◆ Data

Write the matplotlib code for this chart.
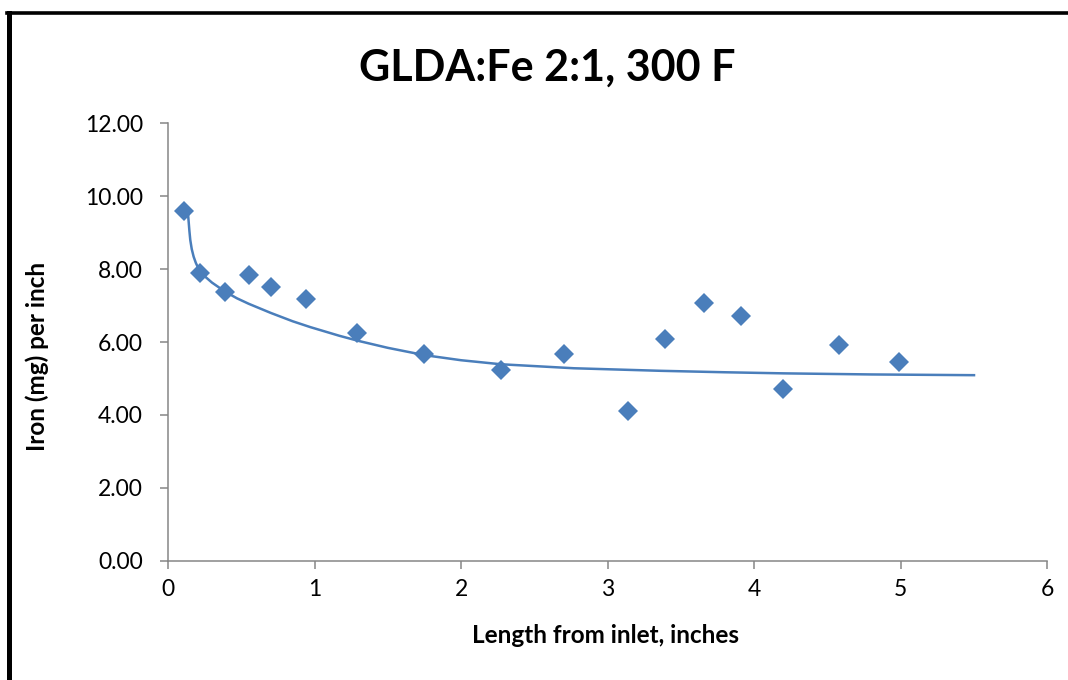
import matplotlib
matplotlib.use("Agg")
import matplotlib.pyplot as plt
from matplotlib.lines import Line2D

# measured iron per inch along the sample
length_in = [0.11, 0.22, 0.39, 0.55, 0.70, 0.94, 1.29, 1.75, 2.27, 2.70,
             3.14, 3.39, 3.66, 3.91, 4.20, 4.58, 4.99]
iron_mg = [9.60, 7.88, 7.36, 7.83, 7.50, 7.17, 6.26, 5.66, 5.24, 5.68,
           4.12, 6.07, 7.06, 6.70, 4.72, 5.93, 5.44]

# fitted trend curve
trend_x = [0.136, 0.140, 0.146, 0.152, 0.162, 0.175, 0.19, 0.205, 0.22, 0.26,
           0.30, 0.39, 0.47, 0.55, 0.70, 0.85, 0.97, 1.17, 1.30, 1.50, 1.75,
           2.00, 2.27, 2.77, 3.36, 3.80, 4.20, 4.80, 5.50]
trend_y = [9.55, 9.35, 9.05, 8.80, 8.55, 8.34, 8.17, 8.04, 7.93, 7.77,
           7.63, 7.38, 7.20, 7.05, 6.80, 6.57, 6.41, 6.17, 6.03, 5.84, 5.64,
           5.50, 5.39, 5.28, 5.21, 5.17, 5.14, 5.11, 5.09]

x_ticks = [0, 1, 2, 3, 4, 5, 6]
y_ticks = [0, 2, 4, 6, 8, 10, 12]

blue = "#4A7EBB"
axis_grey = "#868686"

plt.rcParams["font.family"] = ["Lato", "DejaVu Sans"]

fig = plt.figure(figsize=(10.68, 6.80), dpi=100)
ax = fig.add_axes([0.1573, 0.1754, 0.8233, 0.6433])

ax.plot(trend_x, trend_y, color=blue, lw=1.8, zorder=2)
ax.plot(length_in, iron_mg, linestyle="none", marker="D", markersize=10.5,
        color=blue, markeredgewidth=0, zorder=3)

ax.set_xlim(0, 6)
ax.set_ylim(0, 12)
ax.set_xticks(x_ticks)
ax.set_yticks(y_ticks)
ax.set_xticklabels([str(t) for t in x_ticks])
ax.set_yticklabels([f"{t:.2f}" for t in y_ticks])

for side in ["top", "right"]:
    ax.spines[side].set_visible(False)
for side in ["left", "bottom"]:
    ax.spines[side].set_color(axis_grey)
    ax.spines[side].set_linewidth(1.1)
ax.tick_params(axis="both", direction="out", length=6, width=1.1,
               color=axis_grey, labelsize=16.5, labelcolor="black")
ax.tick_params(axis="x", pad=7)
ax.tick_params(axis="y", pad=12)

ax.set_xlabel("Length from inlet, inches", fontsize=17.5, fontweight="bold")
ax.set_ylabel("Iron (mg) per inch", fontsize=17.5, fontweight="bold")
ax.xaxis.set_label_coords(0.497, -0.172)
ax.xaxis.label.set_va("center")
ax.yaxis.set_label_coords(-0.149, 0.468)
ax.yaxis.label.set_va("center")

fig.text(0.5126, 0.9, "GLDA:Fe 2:1, 300 F", fontsize=31, fontweight="bold",
         ha="center", va="center")

# black frame around the chart area
fig.add_artist(Line2D([8.5 / 1068, 8.5 / 1068], [0, 1 - 12.5 / 680],
                      transform=fig.transFigure, color="black", lw=3.6))
fig.add_artist(Line2D([6.7 / 1068, 1], [1 - 12.5 / 680, 1 - 12.5 / 680],
                      transform=fig.transFigure, color="black", lw=2.6))

fig.savefig("out.png", dpi=100)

◆ Given problem
Pictures are excluded; extract exactly the lines from the start of the data through the line that holds "5.50, 5.39, 5.28, 5.21, 5.17, 5.14, 5.11, 5.09]", both ends included.

◆ Answer to this task
Write the matplotlib code for this chart.
import matplotlib
matplotlib.use("Agg")
import matplotlib.pyplot as plt
from matplotlib.lines import Line2D

# measured iron per inch along the sample
length_in = [0.11, 0.22, 0.39, 0.55, 0.70, 0.94, 1.29, 1.75, 2.27, 2.70,
             3.14, 3.39, 3.66, 3.91, 4.20, 4.58, 4.99]
iron_mg = [9.60, 7.88, 7.36, 7.83, 7.50, 7.17, 6.26, 5.66, 5.24, 5.68,
           4.12, 6.07, 7.06, 6.70, 4.72, 5.93, 5.44]

# fitted trend curve
trend_x = [0.136, 0.140, 0.146, 0.152, 0.162, 0.175, 0.19, 0.205, 0.22, 0.26,
           0.30, 0.39, 0.47, 0.55, 0.70, 0.85, 0.97, 1.17, 1.30, 1.50, 1.75,
           2.00, 2.27, 2.77, 3.36, 3.80, 4.20, 4.80, 5.50]
trend_y = [9.55, 9.35, 9.05, 8.80, 8.55, 8.34, 8.17, 8.04, 7.93, 7.77,
           7.63, 7.38, 7.20, 7.05, 6.80, 6.57, 6.41, 6.17, 6.03, 5.84, 5.64,
           5.50, 5.39, 5.28, 5.21, 5.17, 5.14, 5.11, 5.09]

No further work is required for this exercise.